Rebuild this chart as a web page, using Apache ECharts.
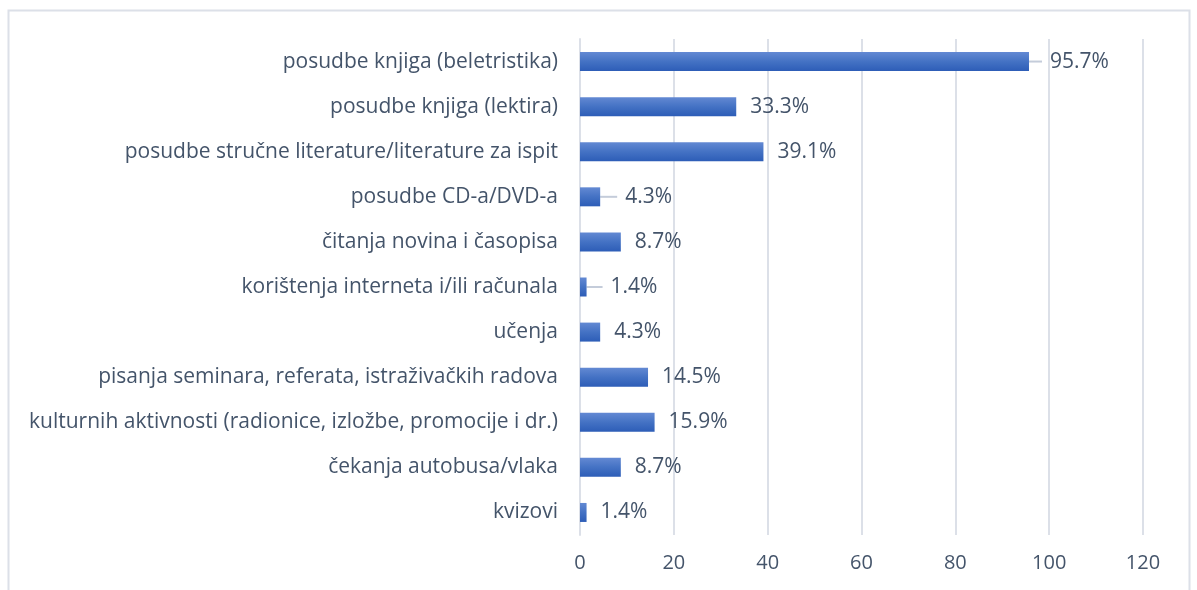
<!DOCTYPE html>
<html>
<head>
<meta charset="utf-8">
<script src="https://cdn.jsdelivr.net/npm/echarts@6/dist/echarts.min.js"></script>
<style>
  html, body { margin: 0; padding: 0; background: #fff; }
  #chart { width: 1197px; height: 590px; }
</style>
</head>
<body>
<div id="chart"></div>
<script>
  var categories = [
    'posudbe knjiga (beletristika)',
    'posudbe knjiga (lektira)',
    'posudbe stručne literature/literature za ispit',
    'posudbe CD-a/DVD-a',
    'čitanja novina i časopisa',
    'korištenja interneta i/ili računala',
    'učenja',
    'pisanja seminara, referata, istraživačkih radova',
    'kulturnih aktivnosti (radionice, izložbe, promocije i dr.)',
    'čekanja autobusa/vlaka',
    'kvizovi'
  ]
  var values = [95.7, 33.3, 39.1, 4.3, 8.7, 1.4, 4.3, 14.5, 15.9, 8.7, 1.4]
  // labels that Excel pushed out with a leader line
  var movedLabels = [0, 3, 5]

  var textColor = '#44546A'
  var gridColor = '#DCE0E8'

  var barData = values.map(function (v, i) {
    var moved = movedLabels.indexOf(i) >= 0
    var item = { value: v, labelLine: { show: moved } }
    if (moved) {
      // transparent box so the leader line stops short of the text
      item.label = { padding: [0, 0, 0, 8], backgroundColor: 'rgba(255,255,255,0)' }
    }
    return item
  })

  var chart = echarts.init(document.getElementById('chart'))
  var option = {
    animation: false,
    textStyle: { fontFamily: 'Open Sans' },
    graphic: [
      {
        type: 'rect',
        shape: { x: 8.5, y: 10.5, width: 1181, height: 600 },
        style: { fill: 'none', stroke: gridColor, lineWidth: 2 },
        silent: true
      }
    ],
    grid: { left: 580, right: 54, top: 39, bottom: 55 },
    xAxis: {
      type: 'value',
      min: 0,
      max: 120,
      interval: 20,
      axisLine: { show: false },
      axisTick: { show: false },
      axisLabel: { color: textColor, fontSize: 20, margin: 18 },
      splitLine: { lineStyle: { color: gridColor, width: 2 } }
    },
    yAxis: {
      type: 'category',
      data: categories,
      inverse: true,
      axisLine: { show: true, lineStyle: { color: gridColor, width: 2 } },
      axisTick: { show: false },
      axisLabel: { color: textColor, fontSize: 21, margin: 22 }
    },
    series: [
      {
        type: 'bar',
        data: barData,
        barWidth: 19,
        itemStyle: {
          color: new echarts.graphic.LinearGradient(0, 0, 0, 1, [
            { offset: 0, color: '#6389D3' },
            { offset: 0.5, color: '#4472C4' },
            { offset: 1, color: '#2D5DB7' }
          ])
        },
        label: {
          show: true,
          position: 'right',
          distance: 14,
          color: textColor,
          fontSize: 21,
          formatter: function (p) { return p.value.toFixed(1) + '%' }
        },
        labelLine: {
          lineStyle: { color: '#C4CCDA', width: 2 }
        },
        labelLayout: function (params) {
          var shift = { 0: -1, 3: 3, 5: 2 }
          if (shift[params.dataIndex] !== undefined) {
            return { dx: shift[params.dataIndex] }
          }
          return {}
        }
      }
    ]
  }
  chart.setOption(option)
</script>
</body>
</html>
··········
[Instruction]
Leaving out the pictures, repeat the data above exactly.

[Full response]
Rebuild this chart as a web page, using Apache ECharts.
<!DOCTYPE html>
<html>
<head>
<meta charset="utf-8">
<script src="https://cdn.jsdelivr.net/npm/echarts@6/dist/echarts.min.js"></script>
<style>
  html, body { margin: 0; padding: 0; background: #fff; }
  #chart { width: 1197px; height: 590px; }
</style>
</head>
<body>
<div id="chart"></div>
<script>
  var categories = [
    'posudbe knjiga (beletristika)',
    'posudbe knjiga (lektira)',
    'posudbe stručne literature/literature za ispit',
    'posudbe CD-a/DVD-a',
    'čitanja novina i časopisa',
    'korištenja interneta i/ili računala',
    'učenja',
    'pisanja seminara, referata, istraživačkih radova',
    'kulturnih aktivnosti (radionice, izložbe, promocije i dr.)',
    'čekanja autobusa/vlaka',
    'kvizovi'
  ]
  var values = [95.7, 33.3, 39.1, 4.3, 8.7, 1.4, 4.3, 14.5, 15.9, 8.7, 1.4]
  // labels that Excel pushed out with a leader line
  var movedLabels = [0, 3, 5]

  var textColor = '#44546A'
  var gridColor = '#DCE0E8'

  var barData = values.map(function (v, i) {
    var moved = movedLabels.indexOf(i) >= 0
    var item = { value: v, labelLine: { show: moved } }
    if (moved) {
      // transparent box so the leader line stops short of the text
      item.label = { padding: [0, 0, 0, 8], backgroundColor: 'rgba(255,255,255,0)' }
    }
    return item
  })

  var chart = echarts.init(document.getElementById('chart'))
  var option = {
    animation: false,
    textStyle: { fontFamily: 'Open Sans' },
    graphic: [
      {
        type: 'rect',
        shape: { x: 8.5, y: 10.5, width: 1181, height: 600 },
        style: { fill: 'none', stroke: gridColor, lineWidth: 2 },
        silent: true
      }
    ],
    grid: { left: 580, right: 54, top: 39, bottom: 55 },
    xAxis: {
      type: 'value',
      min: 0,
      max: 120,
      interval: 20,
      axisLine: { show: false },
      axisTick: { show: false },
      axisLabel: { color: textColor, fontSize: 20, margin: 18 },
      splitLine: { lineStyle: { color: gridColor, width: 2 } }
    },
    yAxis: {
      type: 'category',
      data: categories,
      inverse: true,
      axisLine: { show: true, lineStyle: { color: gridColor, width: 2 } },
      axisTick: { show: false },
      axisLabel: { color: textColor, fontSize: 21, margin: 22 }
    },
    series: [
      {
        type: 'bar',
        data: barData,
        barWidth: 19,
        itemStyle: {
          color: new echarts.graphic.LinearGradient(0, 0, 0, 1, [
            { offset: 0, color: '#6389D3' },
            { offset: 0.5, color: '#4472C4' },
            { offset: 1, color: '#2D5DB7' }
          ])
        },
        label: {
          show: true,
          position: 'right',
          distance: 14,
          color: textColor,
          fontSize: 21,
          formatter: function (p) { return p.value.toFixed(1) + '%' }
        },
        labelLine: {
          lineStyle: { color: '#C4CCDA', width: 2 }
        },
        labelLayout: function (params) {
          var shift = { 0: -1, 3: 3, 5: 2 }
          if (shift[params.dataIndex] !== undefined) {
            return { dx: shift[params.dataIndex] }
          }
          return {}
        }
      }
    ]
  }
  chart.setOption(option)
</script>
</body>
</html>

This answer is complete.